#### THE PROBLEM:
Below are entries. Give back exactly the lines from the one containing "Output the Python" through the one containing "from matplotlib.ticker import MultipleLocator", inclusive, without the pictures.

#### SUPPLIED DATA:
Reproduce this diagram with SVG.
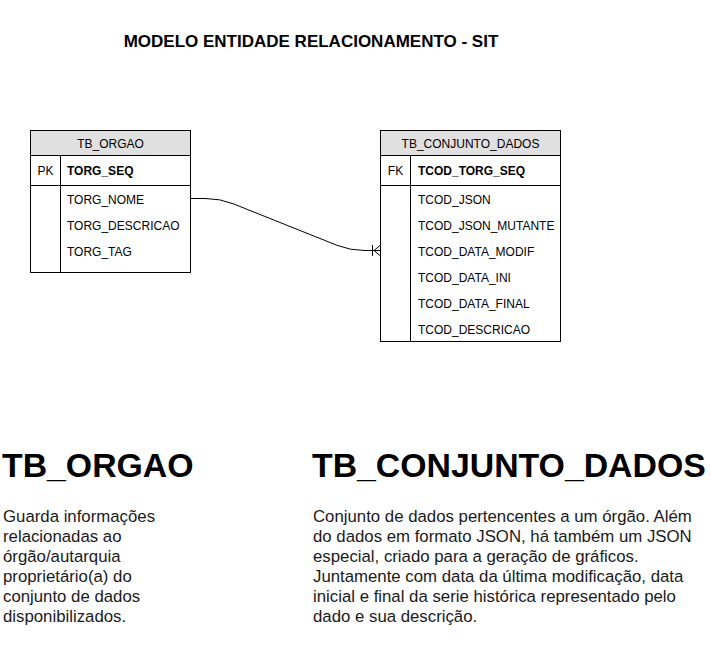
<svg xmlns="http://www.w3.org/2000/svg" width="711" height="649" viewBox="0 0 711 649">
<style>
text{font-family:"Liberation Sans",Arial,Helvetica,sans-serif;fill:#000}
.box{fill:#fff;stroke:#000;stroke-width:1}
.hdr{fill:#e0e0e0;stroke:#000;stroke-width:1}
.ln{stroke:#000;stroke-width:1;fill:none}
.t{font-size:12px}
.tb{font-size:12px;font-weight:bold}
.c{text-anchor:middle}
.title{font-size:17px;font-weight:bold}
.big{font-size:33.8px;font-weight:bold}
.body{font-size:16.8px;fill:#1a1a1a}
</style>
<rect width="711" height="649" fill="#fff"/>
<text id="title" class="title c" x="311" y="47">MODELO ENTIDADE RELACIONAMENTO - SIT</text>

<g id="tb_orgao">
<rect class="box" x="30.5" y="130.5" width="160" height="142"/>
<rect class="hdr" x="30.5" y="130.5" width="160" height="25"/>
<line class="ln" x1="30.5" y1="185.5" x2="190.5" y2="185.5"/>
<line class="ln" x1="60.5" y1="155.5" x2="60.5" y2="272.5"/>
<text class="t c" x="110.5" y="147.5">TB_ORGAO</text>
<text class="t c" x="45.5" y="174.5">PK</text>
<text class="tb" x="67" y="174.5">TORG_SEQ</text>
<text class="t" x="67" y="203.5">TORG_NOME</text>
<text class="t" x="67" y="229.5">TORG_DESCRICAO</text>
<text class="t" x="67" y="255.5">TORG_TAG</text>
</g>

<g id="tb_conjunto_dados">
<rect class="box" x="380.5" y="130.5" width="180" height="211"/>
<rect class="hdr" x="380.5" y="130.5" width="180" height="25"/>
<line class="ln" x1="380.5" y1="185.5" x2="560.5" y2="185.5"/>
<line class="ln" x1="410.5" y1="155.5" x2="410.5" y2="341.5"/>
<text class="t c" x="470.5" y="147.5">TB_CONJUNTO_DADOS</text>
<text class="t c" x="395.5" y="174.5">FK</text>
<text class="tb" x="418" y="174.5">TCOD_TORG_SEQ</text>
<text class="t" x="418" y="203.5">TCOD_JSON</text>
<text class="t" x="418" y="229.5">TCOD_JSON_MUTANTE</text>
<text class="t" x="418" y="255.5">TCOD_DATA_MODIF</text>
<text class="t" x="418" y="281.5">TCOD_DATA_INI</text>
<text class="t" x="418" y="307.5">TCOD_DATA_FINAL</text>
<text class="t" x="418" y="333.5">TCOD_DESCRICAO</text>
</g>

<g id="connectors">
<path class="ln" d="M190.5 198.5 L205 198.5 Q220 198.5 233 203.7 L337 245.3 Q350 250.5 365 250.5 L380.5 250.5"/>
<line class="ln" x1="372.5" y1="245" x2="372.5" y2="256"/>
<path class="ln" d="M380.5 245 L374 250.5 L380.5 256"/>
</g>

<g id="desc_orgao">
<text class="big" x="2" y="477">TB_ORGAO</text>
<text class="body" x="3" y="521.5">Guarda informações</text>
<text class="body" x="3" y="541.5">relacionadas ao</text>
<text class="body" x="3" y="561.5">órgão/autarquia</text>
<text class="body" x="3" y="581.5">proprietário(a) do</text>
<text class="body" x="3" y="601.5">conjunto de dados</text>
<text class="body" x="3" y="621.5">disponibilizados.</text>
</g>

<g id="desc_conjunto">
<text class="big" x="312" y="477">TB_CONJUNTO_DADOS</text>
<text class="body" x="313" y="521.5">Conjunto de dados pertencentes a um órgão. Além</text>
<text class="body" x="313" y="541.5">do dados em formato JSON, há também um JSON</text>
<text class="body" x="313" y="561.5">especial, criado para a geração de gráficos.</text>
<text class="body" x="313" y="581.5">Juntamente com data da última modificação, data</text>
<text class="body" x="313" y="601.5">inicial e final da serie histórica representado pelo</text>
<text class="body" x="313" y="621.5">dado e sua descrição.</text>
</g>
</svg>
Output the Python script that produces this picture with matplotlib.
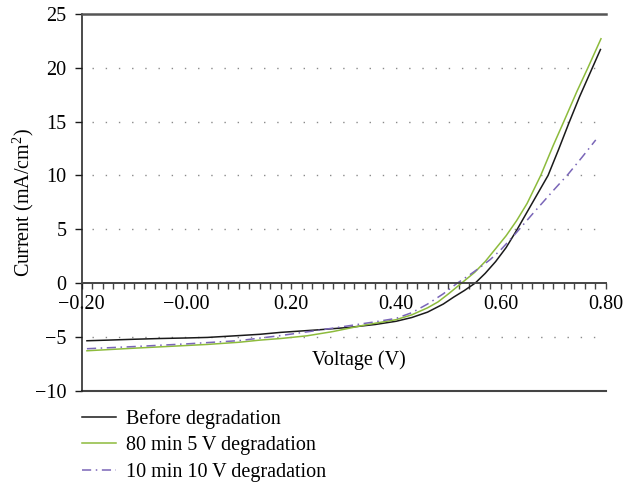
import numpy as np
import matplotlib
matplotlib.use('Agg')
import matplotlib.pyplot as plt
from matplotlib.ticker import MultipleLocator

plt.rcParams['font.family'] = ['Liberation Serif', 'DejaVu Serif']
plt.rcParams['mathtext.fontset'] = 'custom'
plt.rcParams['mathtext.rm'] = 'Liberation Serif'
plt.rcParams['font.size'] = 14.5

# curva antes de la degradacion
v_before = [-0.19, -0.15, -0.10, -0.05, 0.00, 0.04, 0.10, 0.14, 0.18, 0.25, 0.31,
            0.36, 0.40, 0.43, 0.46, 0.49, 0.51, 0.53, 0.551, 0.57, 0.59, 0.61,
            0.63, 0.65, 0.67, 0.69, 0.71, 0.73, 0.75, 0.77, 0.79]
i_before = [-5.36, -5.30, -5.22, -5.15, -5.10, -5.05, -4.88, -4.76, -4.58, -4.35, -4.12,
            -3.85, -3.55, -3.20, -2.70, -1.95, -1.30, -0.70, 0.0, 0.9, 2.0, 3.3,
            4.9, 6.6, 8.3, 10.0, 12.4, 14.9, 17.3, 19.5, 21.7]

# 80 min 5 V
v_5v = [-0.19, -0.10, 0.00, 0.04, 0.10, 0.14, 0.18, 0.23, 0.28, 0.34, 0.40,
        0.43, 0.46, 0.48, 0.50, 0.525, 0.55, 0.57, 0.59, 0.61, 0.63, 0.65,
        0.676, 0.70, 0.72, 0.745, 0.766, 0.791]
i_5v = [-6.29, -6.05, -5.80, -5.70, -5.50, -5.30, -5.15, -4.90, -4.50, -3.90, -3.40,
        -2.95, -2.30, -1.75, -1.00, 0.0, 1.0, 2.0, 3.2, 4.4, 5.8, 7.4,
        10.0, 12.8, 15.0, 17.8, 20.0, 22.7]

# 10 min 10 V
v_10v = [-0.19, -0.10, 0.00, 0.10, 0.176, 0.25, 0.312, 0.36, 0.40, 0.43,
         0.46, 0.49, 0.517, 0.54, 0.56, 0.58, 0.60, 0.628, 0.66, 0.70,
         0.728, 0.755, 0.781]
i_10v = [-6.10, -5.90, -5.65, -5.35, -4.90, -4.40, -3.95, -3.60, -3.28, -2.75,
         -1.95, -1.00, 0.0, 0.75, 1.45, 2.2, 3.1, 4.6, 6.4, 8.6,
         10.1, 11.7, 13.3]

labels = ['Before degradation', '80 min 5 V degradation', '10 min 10 V degradation']
xtick_vals = [-0.2, 0.0, 0.2, 0.4, 0.6, 0.8]
xtick_labels = ['\u22120.20', '\u22120.00', '0.20', '0.40', '0.60', '0.80']
ytick_vals = [-10, -5, 0, 5, 10, 15, 20, 25]
ytick_labels = ['\u221210', '\u22125', '0', '5', '10', '15', '20', '25']
grid_vals = [-5, 5, 10, 15, 20]

fig = plt.figure(figsize=(6.23, 4.88), dpi=100)
ax = fig.add_axes([81.7/623, 1-390.7/488, 524/623, 376.7/488])

for g in grid_vals:
    ax.axhline(g, xmin=0.02, xmax=0.99, color='#8a8a8a', lw=1.0, ls=(0, (1, 8.5)), zorder=0)

ax.plot(v_before, i_before, color='#1a1a1a', lw=1.1, label=labels[0])
ax.plot(v_5v, i_5v, color='#8dbb3c', lw=1.1, label=labels[1])
ax.plot(v_10v, i_10v, color='#7a66b8', lw=1.1, ls=(0, (6, 3, 1, 3)), label=labels[2])

ax.set_xlim(-0.2, 0.8)
ax.set_ylim(-10, 25)

ax.spines['right'].set_visible(False)
ax.spines['bottom'].set_position(('data', 0))
ax.spines['bottom'].set_color('#444444')
ax.spines['bottom'].set_linewidth(1.4)
ax.spines['top'].set_color('#555555')
ax.spines['top'].set_linewidth(1.8)
ax.spines['left'].set_color('#1a1a1a')
ax.spines['left'].set_linewidth(1.1)
ax.axhline(-10, color='#444444', lw=1.5, clip_on=False)

ax.set_xticks(xtick_vals)
ax.set_xticklabels(xtick_labels)
ax.xaxis.set_minor_locator(MultipleLocator(0.02))
ax.tick_params(axis='x', which='both', direction='out', length=4, width=1, color='#444444', pad=4.5)
ax.set_yticks(ytick_vals)
ax.set_yticklabels(ytick_labels)
ax.tick_params(axis='y', direction='out', length=5, width=1, color='#1a1a1a', pad=6)

ax.set_xlabel('Voltage (V)')
ax.xaxis.set_label_coords(0.5286, 0.108)
ax.set_ylabel('Current (mA/cm$^2$)')
ax.yaxis.set_label_coords(-0.088, 0.5)

fig.legend(loc='upper left', bbox_to_anchor=(81.7/623, 1-409/488), frameon=False,
           borderpad=0, borderaxespad=0, handlelength=1.7, handletextpad=0.5,
           labelspacing=0.37)

plt.savefig('out.png', dpi=100)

#### FINISHED TASK:
Output the Python script that produces this picture with matplotlib.
import numpy as np
import matplotlib
matplotlib.use('Agg')
import matplotlib.pyplot as plt
from matplotlib.ticker import MultipleLocator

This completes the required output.